**Items**
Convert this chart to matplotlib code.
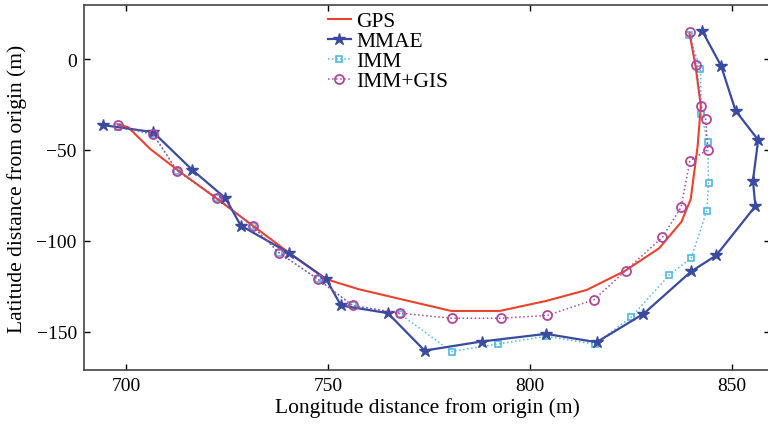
import matplotlib.pyplot as plt

plt.rcParams['font.family'] = ['Liberation Serif', 'DejaVu Serif']
plt.rcParams['mathtext.fontset'] = 'stix'

gps_x = [698, 700.5, 706, 713, 722.6, 740, 749.5, 757.5, 768, 780.5, 792.5, 804, 814,
         823.5, 832, 837.5, 839.8, 841.5, 842.3, 841, 839.5]
gps_y = [-36, -37.5, -49.5, -61.5, -77, -106, -121, -126.5, -132, -138.5, -138.5, -133, -127,
         -116.5, -104, -89.5, -77, -48, -26, -4, 14]

mmae_x = [694.2, 706.7, 716.3, 724.6, 728.4, 740.3, 749.5, 753.2, 764.8, 773.9, 788, 804,
          816.5, 828.1, 839.9, 846.1, 855.8, 855.2, 856.5, 850.9, 847.3, 842.6]
mmae_y = [-36.3, -40.2, -60.8, -76.5, -91.6, -106.6, -120.9, -135.5, -139.7, -160.3, -155.3,
          -151.1, -155.7, -140.1, -116.8, -108, -80.9, -66.8, -44.5, -28.4, -3.7, 15.6]

imm_x = [697.9, 706.7, 712.6, 722.6, 731.3, 737.9, 747.4, 756.1, 767.7, 780.6, 792.2, 804,
         816.1, 825, 834.5, 839.9, 843.8, 844.2, 844, 842.4, 842.2, 839.3]
imm_y = [-37.5, -41.5, -61.5, -76.5, -92, -106.5, -121, -135.5, -140, -160.8, -156.6, -152.4,
         -156.8, -142, -118.7, -109.5, -83.3, -68.1, -45.8, -30.2, -5.5, 13.2]

gis_x = [697.9, 706.7, 712.6, 722.6, 731.3, 737.9, 747.4, 756.1, 767.7, 780.6, 792.8, 804.2,
         815.8, 823.7, 832.8, 837.4, 839.6, 844, 843.5, 842.4, 841.1, 839.5]
gis_y = [-36.5, -41.2, -61.4, -76.5, -91.9, -106.6, -120.9, -135.5, -139.7, -142.5, -142.5,
         -141, -132.4, -116.3, -98, -81.5, -55.9, -49.8, -33, -26, -3.3, 15]

fig = plt.figure(figsize=(7.68, 4.27), dpi=100)
ax = fig.add_axes([0.109, 0.131, 0.894, 0.855])

ax.plot(gps_x, gps_y, color='#e8432e', lw=1.5, label='GPS', zorder=3)
ax.plot(mmae_x, mmae_y, color='#3a4a9e', lw=1.6, marker='*', ms=9, label='MMAE', zorder=4)
ax.plot(imm_x, imm_y, color='#4fb8e6', lw=1.1, ls=':', marker='s', ms=5, mfc='none',
        mew=1.2, label='IMM', zorder=2)
ax.plot(gis_x, gis_y, color='#b0479b', lw=1.1, ls=':', marker='o', ms=6.5, mfc='none',
        mew=1.3, label='IMM+GIS', zorder=5)

ax.set_xlim(689.5, 859.5)
ax.set_ylim(-171, 29.7)
ax.set_xticks([700, 750, 800, 850])
ax.set_yticks([0, -50, -100, -150])
ax.tick_params(direction='in', length=4, width=1, labelsize=14, top=True, right=True, pad=5)
for s in ax.spines.values():
    s.set_linewidth(1.2)
    s.set_color('#444444')

ax.set_xlabel('Longitude distance from origin (m)', fontsize=15.5, labelpad=2)
ax.set_ylabel('Latitude distance from origin (m)', fontsize=15.5)
ax.yaxis.set_label_coords(-0.082, 0.5)

ax.legend(loc='upper left', bbox_to_anchor=(0.352, 0.989), frameon=False, fontsize=15.5,
          handlelength=1.1, handletextpad=0.25, labelspacing=0.0, borderaxespad=0.0,
          borderpad=0.1)

fig.savefig('out.png', dpi=100)
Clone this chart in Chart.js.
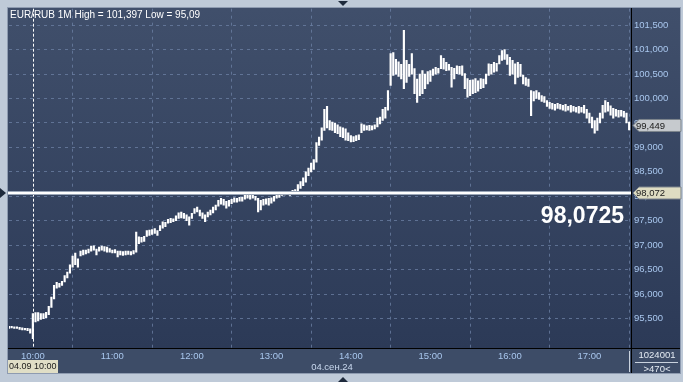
<!DOCTYPE html>
<html lang="ru">
<head>
<meta charset="UTF-8">
<title>EUR/RUB 1M</title>
<script src="https://cdn.jsdelivr.net/npm/chart.js"></script>
<style>
  html, body { margin: 0; padding: 0; background: #bfcad8; }
  canvas { display: block; }
</style>
</head>
<body>
<canvas id="quoteChart" width="683" height="382"></canvas>
<script>
// 2-minute bars starting at 9:42 (minutes from midnight)
const startMinute = 582;
const stepMinutes = 2;

const lows = [
  95.30,95.31,95.30,95.30,95.28,95.27,95.27,95.25,95.20,95.09,
  95.43,95.45,95.48,95.50,95.52,95.58,95.73,95.90,96.12,96.14,
  96.18,96.25,96.33,96.43,96.55,96.60,96.55,96.78,96.80,96.82,
  96.84,96.88,96.90,96.80,96.88,96.90,96.88,96.86,96.86,96.84,
  96.84,96.76,96.80,96.79,96.80,96.81,96.80,96.82,96.86,97.03,
  97.06,97.08,97.18,97.20,97.22,97.24,97.20,97.30,97.35,97.38,
  97.45,97.46,97.48,97.50,97.55,97.56,97.55,97.50,97.41,97.55,
  97.65,97.68,97.60,97.55,97.48,97.58,97.62,97.66,97.72,97.80,
  97.84,97.82,97.76,97.80,97.85,97.88,97.88,97.90,97.90,97.94,
  97.96,97.94,97.96,97.92,97.68,97.72,97.82,97.84,97.82,97.86,
  97.90,97.96,97.98,98.02,98.03,98.04,98.02,98.04,98.06,98.10,
  98.16,98.22,98.29,98.42,98.50,98.55,98.70,99.04,99.15,99.35,
  99.40,99.36,99.35,99.30,99.28,99.22,99.20,99.15,99.14,99.11,
  99.12,99.14,99.16,99.30,99.35,99.36,99.35,99.36,99.38,99.42,
  99.48,99.55,99.60,99.76,100.27,100.47,100.50,100.45,100.40,100.20,
  100.33,100.45,100.50,100.10,99.92,100.06,100.10,100.20,100.30,100.35,
  100.47,100.50,100.52,100.61,100.60,100.57,100.58,100.23,100.40,100.51,
  100.50,100.47,100.20,100.03,100.06,100.10,100.12,100.15,100.20,100.22,
  100.30,100.47,100.50,100.54,100.56,100.71,100.78,100.80,100.70,100.47,
  100.50,100.30,100.43,100.45,100.30,100.27,100.25,99.65,99.95,100.00,
  99.98,99.94,99.92,99.84,99.80,99.78,99.76,99.80,99.78,99.76,
  99.74,99.76,99.72,99.74,99.72,99.70,99.72,99.70,99.60,99.50,
  99.40,99.29,99.35,99.50,99.60,99.72,99.74,99.66,99.60,99.64,
  99.62,99.64,99.62,99.50,99.36
];

const highs = [
  95.34,95.34,95.33,95.33,95.32,95.31,95.30,95.30,95.29,95.60,
  95.62,95.62,95.60,95.60,95.63,95.75,95.94,96.18,96.24,96.22,
  96.26,96.38,96.45,96.60,96.78,96.84,96.72,96.88,96.90,96.90,
  96.92,96.98,96.99,96.92,96.96,96.98,96.97,96.96,96.93,96.90,
  96.91,96.88,96.88,96.87,96.88,96.88,96.87,96.89,97.27,97.17,
  97.16,97.18,97.30,97.31,97.32,97.34,97.30,97.40,97.48,97.47,
  97.53,97.55,97.54,97.60,97.66,97.68,97.65,97.62,97.58,97.65,
  97.75,97.78,97.72,97.66,97.62,97.68,97.72,97.78,97.82,97.92,
  97.96,97.94,97.90,97.92,97.94,97.97,97.96,97.98,97.98,98.04,
  98.06,98.04,98.05,98.00,97.96,97.92,97.94,97.95,97.96,97.97,
  98.00,98.06,98.05,98.08,98.09,98.10,98.09,98.12,98.14,98.24,
  98.30,98.38,98.50,98.58,98.68,98.75,99.10,99.21,99.40,99.78,
  99.84,99.55,99.52,99.50,99.46,99.42,99.40,99.38,99.30,99.24,
  99.22,99.24,99.26,99.48,99.46,99.44,99.45,99.44,99.46,99.60,
  99.62,99.78,99.82,100.16,100.92,100.94,100.80,100.75,100.70,101.397,
  100.78,100.70,100.92,100.61,100.40,100.50,100.57,100.50,100.55,100.57,
  100.60,100.64,100.62,100.88,100.82,100.74,100.70,100.64,100.62,100.67,
  100.66,100.67,100.51,100.41,100.37,100.38,100.41,100.36,100.41,100.40,
  100.50,100.71,100.70,100.74,100.72,100.88,100.98,101.00,100.90,100.84,
  100.78,100.71,100.74,100.70,100.48,100.43,100.40,100.16,100.14,100.16,
  100.12,100.06,100.04,99.96,99.92,99.90,99.88,99.90,99.88,99.86,
  99.88,99.84,99.86,99.84,99.82,99.84,99.82,99.86,99.78,99.70,
  99.62,99.55,99.60,99.70,99.86,99.96,99.92,99.85,99.80,99.78,
  99.76,99.76,99.74,99.70,99.52
];

const hourTicks = [600, 660, 720, 780, 840, 900, 960, 1020];
const priceTicks = [95.5, 96.0, 96.5, 97.0, 97.5, 98.0, 98.5, 99.0, 99.5, 100.0, 100.5, 101.0, 101.5];

const titleText = 'EUR/RUB 1M High = 101,397 Low = 95,09';
const lastPrice = 99.449;
const levelPrice = 98.072;
const levelLabel = '98,0725';
const cursorMinute = 600;
const cursorLabel = '04.09 10:00';
const dateLabel = '04.сен.24';
const cornerTop = '1024001';
const cornerBottom = '>470<';

const fmtPrice = v => v.toFixed(3).replace('.', ',');
const fmtTime = m => String(Math.floor(m / 60)).padStart(2, '0') + ':' + String(m % 60).padStart(2, '0');

const FONT = '"Liberation Sans", Arial, sans-serif';
const tickColor = '#a9c7ee';
const gridColor = 'rgba(110,130,165,0.75)';

function tag(ctx, x, yc, w, h, fill, text) {
  ctx.save();
  ctx.beginPath();
  ctx.moveTo(x, yc);
  ctx.lineTo(x + 6, yc - h / 2);
  ctx.lineTo(x + w, yc - h / 2);
  ctx.lineTo(x + w, yc + h / 2);
  ctx.lineTo(x + 6, yc + h / 2);
  ctx.closePath();
  ctx.fillStyle = fill;
  ctx.fill();
  ctx.strokeStyle = '#7d848c';
  ctx.lineWidth = 1;
  ctx.stroke();
  ctx.fillStyle = '#1a1a1a';
  ctx.font = '9.5px ' + FONT;
  ctx.textBaseline = 'middle';
  ctx.textAlign = 'left';
  ctx.fillText(text, x + 3, yc + 0.5);
  ctx.restore();
}

function triangle(ctx, pts) {
  ctx.beginPath();
  ctx.moveTo(pts[0], pts[1]);
  ctx.lineTo(pts[2], pts[3]);
  ctx.lineTo(pts[4], pts[5]);
  ctx.closePath();
  ctx.fill();
}

const frame = {
  id: 'frame',
  beforeDraw(chart) {
    const ctx = chart.ctx;
    const a = chart.chartArea;
    ctx.save();
    ctx.fillStyle = '#bfcad8';
    ctx.fillRect(0, 0, chart.width, chart.height);
    const g = ctx.createLinearGradient(0, a.top, 0, a.bottom);
    g.addColorStop(0, '#404f6b');
    g.addColorStop(1, '#2c3a57');
    ctx.fillStyle = g;
    ctx.fillRect(8, 8, 672, a.bottom - 8);
    ctx.fillStyle = '#3d4c67';
    ctx.fillRect(8, a.bottom, 672, 373 - a.bottom);
    ctx.strokeStyle = '#8e9bb0';
    ctx.lineWidth = 1;
    ctx.strokeRect(7.5, 7.5, 673, 366);
    ctx.restore();
  },
  afterDatasetsDraw(chart) {
    const ctx = chart.ctx;
    const a = chart.chartArea;
    const x = chart.scales.x, y = chart.scales.y;
    ctx.save();
    // cursor line
    const cx = Math.round(x.getPixelForValue(cursorMinute)) + 0.5;
    ctx.strokeStyle = '#ffffff';
    ctx.setLineDash([3, 2]);
    ctx.beginPath();
    ctx.moveTo(cx, a.top);
    ctx.lineTo(cx, a.bottom);
    ctx.stroke();
    ctx.setLineDash([]);
    // level line
    const ly = Math.round(y.getPixelForValue(levelPrice));
    ctx.fillStyle = '#9aa6b8';
    ctx.fillRect(a.left - 1, ly - 2, a.right - a.left + 1, 4);
    ctx.fillStyle = '#ffffff';
    ctx.fillRect(a.left - 1, ly - 1, a.right - a.left + 1, 2);
    ctx.restore();
  },
  afterDraw(chart) {
    const ctx = chart.ctx;
    const a = chart.chartArea;
    const x = chart.scales.x, y = chart.scales.y;
    ctx.save();
    // separators
    ctx.strokeStyle = '#000000';
    ctx.lineWidth = 1;
    ctx.beginPath();
    ctx.moveTo(a.right + 0.5, 8);
    ctx.lineTo(a.right + 0.5, 373);
    ctx.moveTo(8, a.bottom + 0.5);
    ctx.lineTo(680, a.bottom + 0.5);
    ctx.stroke();
    ctx.strokeStyle = '#c9d2de';
    ctx.beginPath();
    ctx.moveTo(a.right - 1.5, a.bottom + 3);
    ctx.lineTo(a.right - 1.5, 372);
    ctx.moveTo(a.right + 4, 362.5);
    ctx.lineTo(678, 362.5);
    ctx.stroke();

    // title
    ctx.fillStyle = '#ffffff';
    ctx.font = '10px ' + FONT;
    ctx.textBaseline = 'middle';
    ctx.textAlign = 'left';
    ctx.fillText(titleText, 10, 15);

    // big level label
    ctx.font = 'bold 23px ' + FONT;
    ctx.textAlign = 'right';
    ctx.textBaseline = 'alphabetic';
    ctx.fillText(levelLabel, a.right - 7, 223);

    // price tags
    tag(ctx, a.right + 2, y.getPixelForValue(lastPrice), 48, 12, '#c6cace', fmtPrice(lastPrice));
    tag(ctx, a.right + 2, Math.round(y.getPixelForValue(levelPrice)), 48, 12, '#dedcc2', fmtPrice(levelPrice));

    // cursor time tag
    ctx.fillStyle = '#e0dec6';
    ctx.fillRect(8, 360, 50, 13);
    ctx.fillStyle = '#1a1a1a';
    ctx.font = '9px ' + FONT;
    ctx.textAlign = 'left';
    ctx.textBaseline = 'middle';
    ctx.fillText(cursorLabel, 9, 367);

    // date label
    ctx.fillStyle = '#c9d8ee';
    ctx.font = '9.5px ' + FONT;
    ctx.textAlign = 'center';
    ctx.fillText(dateLabel, 332, 367);

    // corner cell
    ctx.fillStyle = '#e4ebf3';
    ctx.fillText(cornerTop, 657, 355);
    ctx.fillText(cornerBottom, 657, 369);

    // edge markers
    ctx.fillStyle = '#1e2a3c';
    const ly = Math.round(y.getPixelForValue(levelPrice));
    triangle(ctx, [338, 1, 348, 1, 343, 6]);
    triangle(ctx, [338, 382, 348, 382, 343, 377]);
    triangle(ctx, [0, ly - 5, 0, ly + 5, 6, ly]);
    ctx.restore();
  }
};

const bars = lows.map((lo, i) => ({ x: startMinute + i * stepMinutes, y: [lo, highs[i]] }));

const ctx = document.getElementById('quoteChart').getContext('2d');
new Chart(ctx, {
  type: 'bar',
  data: {
    datasets: [{
      data: bars,
      backgroundColor: '#ffffff',
      borderWidth: 0,
      barThickness: 1.5,
      grouped: false
    }]
  },
  options: {
    responsive: false,
    animation: false,
    devicePixelRatio: 1,
    layout: { padding: { left: 9, top: 8, right: 3, bottom: 10 } },
    plugins: { legend: { display: false }, tooltip: { enabled: false } },
    scales: {
      x: {
        type: 'linear',
        min: 582,
        max: 1051.4,
        offset: false,
        afterFit: s => { s.height = 24; },
        afterBuildTicks: s => { s.ticks = hourTicks.map(v => ({ value: v })); },
        ticks: {
          color: tickColor,
          font: { family: FONT, size: 9.5 },
          padding: 3,
          maxRotation: 0,
          autoSkip: false,
          callback: v => fmtTime(v)
        },
        grid: { color: gridColor, drawTicks: false, lineWidth: 1 },
        border: { display: false, dash: [3, 4] }
      },
      y: {
        position: 'right',
        min: 94.898,
        max: 101.837,
        afterFit: s => { s.width = 49; },
        afterBuildTicks: s => { s.ticks = priceTicks.map(v => ({ value: v })); },
        ticks: {
          color: tickColor,
          font: { family: FONT, size: 9.5 },
          padding: 3,
          callback: v => fmtPrice(v)
        },
        grid: { color: gridColor, drawTicks: false, lineWidth: 1 },
        border: { display: false, dash: [3, 4] }
      }
    }
  },
  plugins: [frame]
});
</script>
</body>
</html>
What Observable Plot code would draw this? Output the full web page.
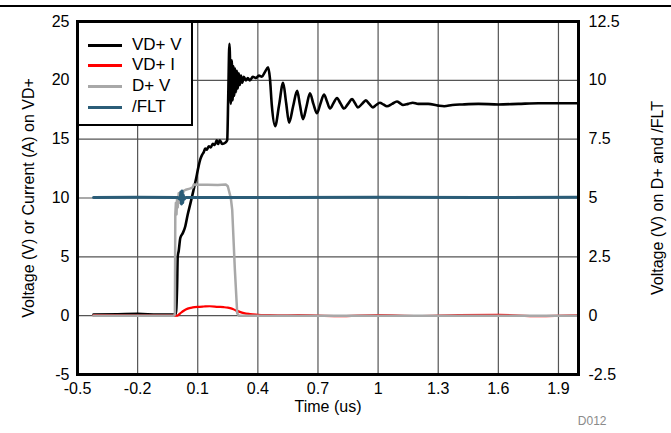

**Required work**
What is the number of lines in this material that hold the string "matplotlib"? Answer with that number only.

**Solution to this problem**
2